The avoidance of tax is as natural as breathing. Maybe when you can see how your money goes into a community pot to help the less fortunate of the parish you are more inclined to participate, but when your tax seems to pour into the voracious maw of government it is much harder to see how it is spent and just as importantly why it is spent that way and who gets to decide. Without some sense of being a part of the common patronage it is difficult to see why, having already paid more than the man next door you should pay more still. Why should your prayers to the almighty be so much more costly than his?

If the law said you had to pay tax on all the money left in your house at the end of the year, most sensible people would stash what they have in the garden. If the law reacted by defining it as all the cash in your possession it wouldn’t take long for some enterprising souls to redefine possession. When the law must keep on changing to keep pace with the cunning and ingenuity of people who simply want to keep what’s theirs there is something wrong with the system. If a man pays £100,000 a year in tax is it any wonder he feels he is already paying far more than his fair share? I would be mighty pissed off – as I’m sure you would be – if after legally paying what was due, the begging bowl still hovered under my nose.

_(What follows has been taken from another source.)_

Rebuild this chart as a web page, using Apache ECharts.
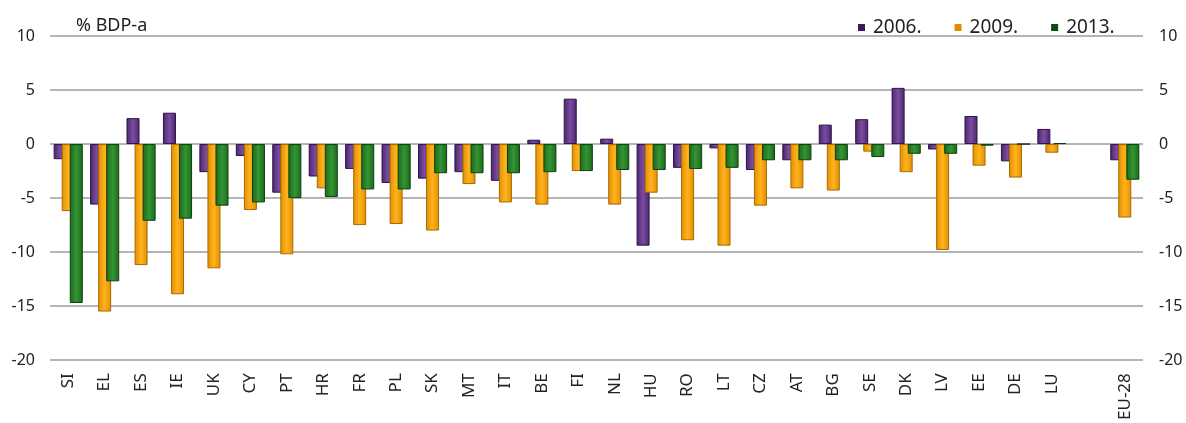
<!DOCTYPE html>
<html>
<head>
<meta charset="utf-8">
<script src="https://cdn.jsdelivr.net/npm/echarts@6/dist/echarts.min.js"></script>
<style>
html,body{margin:0;padding:0;background:#fff;}
#chart{width:1186px;height:423px;}
</style>
</head>
<body>
<div id="chart"></div>
<script>
var categories = ['SI','EL','ES','IE','UK','CY','PT','HR','FR','PL','SK','MT','IT','BE','FI','NL','HU','RO','LT','CZ','AT','BG','SE','DK','LV','EE','DE','LU','','EU-28'];
var seriesNames = ['2006.','2009.','2013.'];
var v2006 = [-1.4,-5.6,2.4,2.9,-2.6,-1.1,-4.5,-3.0,-2.3,-3.6,-3.2,-2.6,-3.4,0.4,4.2,0.5,-9.4,-2.2,-0.4,-2.4,-1.5,1.8,2.3,5.2,-0.5,2.6,-1.6,1.4,null,-1.5];
var v2009 = [-6.2,-15.5,-11.2,-13.9,-11.5,-6.1,-10.2,-4.1,-7.5,-7.4,-8.0,-3.7,-5.4,-5.6,-2.5,-5.6,-4.5,-8.9,-9.4,-5.7,-4.1,-4.3,-0.7,-2.6,-9.8,-2.0,-3.1,-0.8,null,-6.8];
var v2013 = [-14.7,-12.7,-7.1,-6.9,-5.7,-5.4,-5.0,-4.9,-4.2,-4.2,-2.7,-2.7,-2.7,-2.6,-2.5,-2.4,-2.4,-2.3,-2.2,-1.5,-1.5,-1.5,-1.2,-0.9,-0.9,-0.15,0.0,0.1,null,-3.3];
var yTicks = {min:-20, max:10, interval:5};
var unitLabel = '% BDP-a';

var FONT = '"Noto Sans", sans-serif';
function grad(dark, light) {
  return new echarts.graphic.LinearGradient(0,0,1,0,[
    {offset:0,color:dark},{offset:0.5,color:light},{offset:1,color:dark}
  ]);
}
var styles = [
  {fill: grad('#4a2470','#7a4d9e'), border:'#2e1248', legend:'#3a1a5e'},
  {fill: grad('#e08f00','#ffb21e'), border:'#a86a00', legend:'#e38c00'},
  {fill: grad('#1a6a1a','#349434'), border:'#0d400d', legend:'#0d4a0d'}
];
var dataSets = [v2006, v2009, v2013];

var chart = echarts.init(document.getElementById('chart'));
chart.setOption({
  animation:false,
  textStyle:{fontFamily:FONT},
  title:{text:unitLabel,left:71,top:12,textStyle:{fontSize:18,fontWeight:'normal',color:'#222',fontFamily:FONT}},
  legend:{
    left:853, top:13, itemWidth:7, itemHeight:7, itemGap:33,
    icon:'rect',
    textStyle:{fontSize:19,color:'#222',fontFamily:FONT,padding:[0,0,0,3]},
    data: seriesNames.map(function(n,i){return {name:n, itemStyle:{color:styles[i].legend,borderWidth:0}};})
  },
  grid:{left:50,right:43,top:36,bottom:61},
  xAxis:{
    type:'category', data:categories,
    axisLine:{show:false,onZero:false}, axisTick:{show:false},
    axisLabel:{rotate:90,fontSize:17,color:'#222',margin:13,interval:0,fontFamily:FONT}
  },
  yAxis:[
    {type:'value',min:yTicks.min,max:yTicks.max,interval:yTicks.interval,position:'left',
     axisLine:{show:false},axisTick:{show:false},
     axisLabel:{fontSize:16,color:'#222',margin:15,fontFamily:FONT},
     splitLine:{lineStyle:{color:'#9c9c9c',width:1.5}}},
    {type:'value',min:yTicks.min,max:yTicks.max,interval:yTicks.interval,position:'right',
     axisLine:{show:false},axisTick:{show:false},
     axisLabel:{fontSize:16,color:'#222',margin:16,fontFamily:FONT},
     splitLine:{show:false}}
  ],
  series: seriesNames.map(function(n,i){
    return {
      name:n, type:'bar', data:dataSets[i], barWidth:13, barGap:'-38%',
      itemStyle:{color:styles[i].fill, borderColor:styles[i].border, borderWidth:1}
    };
  })
});
</script>
</body>
</html>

Maybe what’s wrong with the system is that it shouldn’t be the responsibility of the state to pay for everything. Too many have become too reliant on the government fixing everything and because of man’s opportunistic nature wants soon turn into needs and needs into entitlements. You don’t need seven children and the state certainly doesn’t want them if, like you, they believe they are entitled to do as they wish and let somebody else pick up the tab.

Not another penny... Oh.

Is it any wonder that those who can avoid tax do avoid tax? Would you, seriously, do any differently? And above our own, barely accountable administration, there is a supranatural omnipotent entity, the EU, which is beholden to nobody and will extract every penny it can to spend in ways in which we have no control over. In the beginning was the word? Insofar as ‘EU’ is even a word it doesn’t sound like a word we want to take too seriously.